Provided material:
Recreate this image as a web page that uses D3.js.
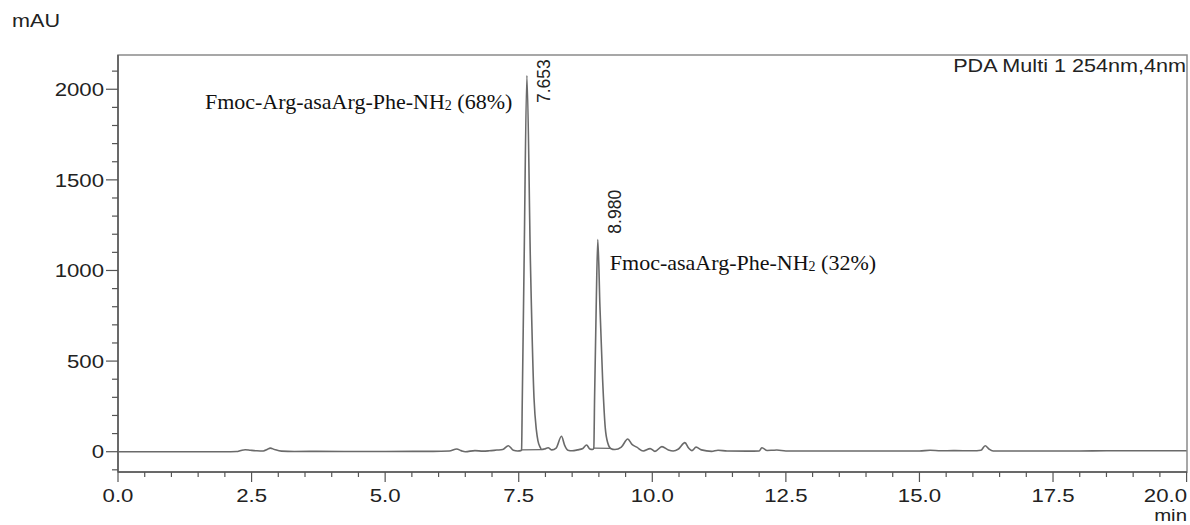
<!DOCTYPE html>
<html>
  <head>
    <style>
      body { margin: 0; background: #fff; }
      .tick-label {
        font-family: Arial, 'Liberation Sans', sans-serif;
        font-size: 18.5px;
        fill: #222;
      }
      .peak-name {
        font-family: 'Times New Roman', 'Liberation Serif', serif;
        font-size: 22px;
        fill: #111;
      }
    </style>
  </head>
  <body>
    <script src="https://d3js.org/d3.v7.min.js"></script>
    <script>
      // chromatogram trace: time (min), absorbance (mAU)
      var traceTime = [0.0, 1.0, 2.0, 2.22, 2.30, 2.38, 2.48, 2.60, 2.72, 2.79, 2.85, 2.93, 3.06, 3.30, 3.72, 4.50, 5.00, 5.52, 5.90, 6.20, 6.34, 6.42, 6.50, 6.68, 6.83, 6.95, 7.09, 7.20, 7.305, 7.40, 7.48, 7.54, 7.553, 7.567, 7.60, 7.653, 7.72, 7.786, 7.83, 7.86, 7.90, 7.93, 7.98, 8.05, 8.12, 8.20, 8.30, 8.36, 8.42, 8.50, 8.60, 8.70, 8.77, 8.83, 8.88, 8.905, 8.92, 8.95, 8.98, 9.02, 9.07, 9.12, 9.17, 9.22, 9.30, 9.42, 9.54, 9.62, 9.71, 9.83, 9.96, 10.05, 10.18, 10.30, 10.39, 10.49, 10.61, 10.68, 10.74, 10.82, 10.92, 11.11, 11.23, 11.40, 11.80, 12.00, 12.05, 12.15, 12.25, 12.33, 12.50, 13.0, 14.0, 15.0, 15.20, 15.40, 15.63, 16.00, 16.15, 16.23, 16.30, 16.38, 17.0, 18.0, 18.5, 19.0, 20.0];
      var traceValue = [0, 0, 0, 1, 7, 11, 8, 5, 4, 12, 20, 12, 3, 1, 2, 1, 1, 2, 2, 4, 15, 6, 0, 6, 3, 5, 9, 12, 33, 8, 4, 6, 10, 296, 1030, 2075, 1030, 296, 120, 60, 25, 12, 15, 22, 10, 20, 85, 35, 8, 5, 10, 18, 37, 15, 12, 20, 300, 800, 1170, 800, 400, 130, 45, 18, 12, 25, 70, 40, 25, 4, 17, 2, 28, 10, 4, 15, 50, 20, 6, 25, 10, 2, 8, 4, 3, 4, 22, 7, 8, 9, 4, 4, 4, 4, 8, 5, 6, 5, 8, 33, 15, 4, 4, 4, 5, 5, 5];

      // labelled peaks
      var peakTime = [7.653, 8.980];
      var peakHeight = [2075, 1170];
      var peakNames = ["Fmoc-Arg-asaArg-Phe-NH", "Fmoc-asaArg-Phe-NH"];
      var peakShares = [" (68%)", " (32%)"];
      // integration start / end of each peak
      var peakStart = [[7.553, 10], [8.905, 20]];
      var peakEnd = [[7.93, 12], [9.22, 18]];

      var xTicks = [0.0, 2.5, 5.0, 7.5, 10.0, 12.5, 15.0, 17.5, 20.0];
      var yTicks = [0, 500, 1000, 1500, 2000];
      var yLabel = "mAU";
      var xLabel = "min";
      var channel = "PDA Multi 1 254nm,4nm";

      var width = 1190, height = 525;
      var margin = { top: 55, right: 3, bottom: 53, left: 118 };
      var inner = width - margin.right;
      var floor = height - margin.bottom;
      var stretch = 1.2; // the original print is a bit wider than Arial

      var svg = d3.select("body").append("svg")
        .attr("width", width)
        .attr("height", height);

      var x = d3.scaleLinear().domain([0, 20]).range([margin.left, 1186.6]);
      var y = d3.scaleLinear().domain([-112, 2189]).range([floor, margin.top]);

      function place(px, py) {
        return "translate(" + px + "," + py + ") scale(" + stretch + ",1)";
      }

      // frame
      svg.append("rect")
        .attr("x", margin.left).attr("y", margin.top)
        .attr("width", inner - margin.left).attr("height", floor - margin.top)
        .attr("fill", "none").attr("stroke", "#8a8a8a").attr("stroke-width", 1.5);

      // x axis: minor ticks every 0.5 min, labelled every 2.5
      var xMinor = d3.range(0, 20.001, 0.5);
      svg.append("g").selectAll("line").data(xMinor).enter().append("line")
        .attr("x1", function(d) { return x(d); })
        .attr("x2", function(d) { return x(d); })
        .attr("y1", floor)
        .attr("y2", function(d) { return xTicks.indexOf(d) >= 0 ? floor + 10 : floor + 5; })
        .attr("stroke", "#555").attr("stroke-width", 1.2);

      svg.append("g").selectAll("text").data(xTicks).enter().append("text")
        .attr("class", "tick-label")
        .attr("text-anchor", function(d, i) { return i == xTicks.length - 1 ? "end" : "middle"; })
        .attr("transform", function(d, i) {
          return place(i == xTicks.length - 1 ? 1187 : x(d), 502);
        })
        .text(function(d) { return d.toFixed(1); });

      // y axis: minor ticks every 100, labelled every 500
      var yMinor = d3.range(-100, 2101, 100);
      svg.append("g").selectAll("line").data(yMinor).enter().append("line")
        .attr("x1", function(d) { return yTicks.indexOf(d) >= 0 ? margin.left - 12 : margin.left - 6; })
        .attr("x2", margin.left)
        .attr("y1", function(d) { return y(d); })
        .attr("y2", function(d) { return y(d); })
        .attr("stroke", "#555").attr("stroke-width", 1.2);

      svg.append("g").selectAll("text").data(yTicks).enter().append("text")
        .attr("class", "tick-label")
        .attr("transform", function(d) { return place(margin.left - 14, y(d)); })
        .attr("dy", "0.36em")
        .attr("text-anchor", "end")
        .text(function(d) { return d; });

      svg.append("line")
        .attr("x1", margin.left).attr("x2", margin.left)
        .attr("y1", margin.top).attr("y2", floor)
        .attr("stroke", "#555").attr("stroke-width", 1.5);
      svg.append("line")
        .attr("x1", margin.left).attr("x2", inner)
        .attr("y1", floor).attr("y2", floor)
        .attr("stroke", "#555").attr("stroke-width", 1.5);

      svg.append("text").attr("class", "tick-label")
        .attr("transform", place(12, 27))
        .style("font-size", "18px")
        .text(yLabel);
      svg.append("text").attr("class", "tick-label")
        .attr("transform", place(1187, 521))
        .attr("text-anchor", "end")
        .style("font-size", "17px")
        .text(xLabel);
      svg.append("text").attr("class", "tick-label")
        .attr("transform", place(1186, 72))
        .attr("text-anchor", "end")
        .style("font-size", "18px")
        .text(channel);

      // trace
      var points = traceTime.map(function(t, i) { return [t, traceValue[i]]; });
      var line = d3.line()
        .x(function(d) { return x(d[0]); })
        .y(function(d) { return y(d[1]); })
        .curve(d3.curveMonotoneX);

      svg.append("path")
        .datum(points)
        .attr("d", line)
        .attr("fill", "none")
        .attr("stroke", "#6a6a6a")
        .attr("stroke-width", 1.6)
        .attr("stroke-linejoin", "round");

      // integration baselines under the two main peaks
      svg.append("g").selectAll("line").data(peakStart).enter().append("line")
        .attr("x1", function(d) { return x(d[0]); })
        .attr("y1", function(d) { return y(d[1]); })
        .attr("x2", function(d, i) { return x(peakEnd[i][0]); })
        .attr("y2", function(d, i) { return y(peakEnd[i][1]); })
        .attr("stroke", "#6a6a6a").attr("stroke-width", 1.2);

      // retention time labels, rotated
      svg.append("g").selectAll("text").data(peakTime).enter().append("text")
        .attr("class", "tick-label")
        .style("font-size", "17.5px")
        .attr("transform", function(d, i) {
          var px = x(d) + 23;
          var py = Math.max(y(peakHeight[i]) - 6, 103);
          return "translate(" + px + "," + py + ") rotate(-90)";
        })
        .text(function(d) { return d.toFixed(3); });

      // compound names
      var nameX = [x(peakTime[0]) - 322, x(peakTime[1]) + 12];
      var nameY = [109, 270];
      var names = svg.append("g").selectAll("text").data(peakNames).enter().append("text")
        .attr("class", "peak-name")
        .attr("x", function(d, i) { return nameX[i]; })
        .attr("y", function(d, i) { return nameY[i]; });
      names.append("tspan").text(function(d) { return d; });
      names.append("tspan").style("font-size", "14px").attr("dy", 1).text("2");
      names.append("tspan").attr("dy", -1).text(function(d, i) { return peakShares[i]; });
    </script>
  </body>
</html>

Set task: Print, exactly as written, the lines above from the first one to the one containing "4, 4, 5, 5, 5];". Leave out pictures.

Written answer:
Recreate this image as a web page that uses D3.js.
<!DOCTYPE html>
<html>
  <head>
    <style>
      body { margin: 0; background: #fff; }
      .tick-label {
        font-family: Arial, 'Liberation Sans', sans-serif;
        font-size: 18.5px;
        fill: #222;
      }
      .peak-name {
        font-family: 'Times New Roman', 'Liberation Serif', serif;
        font-size: 22px;
        fill: #111;
      }
    </style>
  </head>
  <body>
    <script src="https://d3js.org/d3.v7.min.js"></script>
    <script>
      // chromatogram trace: time (min), absorbance (mAU)
      var traceTime = [0.0, 1.0, 2.0, 2.22, 2.30, 2.38, 2.48, 2.60, 2.72, 2.79, 2.85, 2.93, 3.06, 3.30, 3.72, 4.50, 5.00, 5.52, 5.90, 6.20, 6.34, 6.42, 6.50, 6.68, 6.83, 6.95, 7.09, 7.20, 7.305, 7.40, 7.48, 7.54, 7.553, 7.567, 7.60, 7.653, 7.72, 7.786, 7.83, 7.86, 7.90, 7.93, 7.98, 8.05, 8.12, 8.20, 8.30, 8.36, 8.42, 8.50, 8.60, 8.70, 8.77, 8.83, 8.88, 8.905, 8.92, 8.95, 8.98, 9.02, 9.07, 9.12, 9.17, 9.22, 9.30, 9.42, 9.54, 9.62, 9.71, 9.83, 9.96, 10.05, 10.18, 10.30, 10.39, 10.49, 10.61, 10.68, 10.74, 10.82, 10.92, 11.11, 11.23, 11.40, 11.80, 12.00, 12.05, 12.15, 12.25, 12.33, 12.50, 13.0, 14.0, 15.0, 15.20, 15.40, 15.63, 16.00, 16.15, 16.23, 16.30, 16.38, 17.0, 18.0, 18.5, 19.0, 20.0];
      var traceValue = [0, 0, 0, 1, 7, 11, 8, 5, 4, 12, 20, 12, 3, 1, 2, 1, 1, 2, 2, 4, 15, 6, 0, 6, 3, 5, 9, 12, 33, 8, 4, 6, 10, 296, 1030, 2075, 1030, 296, 120, 60, 25, 12, 15, 22, 10, 20, 85, 35, 8, 5, 10, 18, 37, 15, 12, 20, 300, 800, 1170, 800, 400, 130, 45, 18, 12, 25, 70, 40, 25, 4, 17, 2, 28, 10, 4, 15, 50, 20, 6, 25, 10, 2, 8, 4, 3, 4, 22, 7, 8, 9, 4, 4, 4, 4, 8, 5, 6, 5, 8, 33, 15, 4, 4, 4, 5, 5, 5];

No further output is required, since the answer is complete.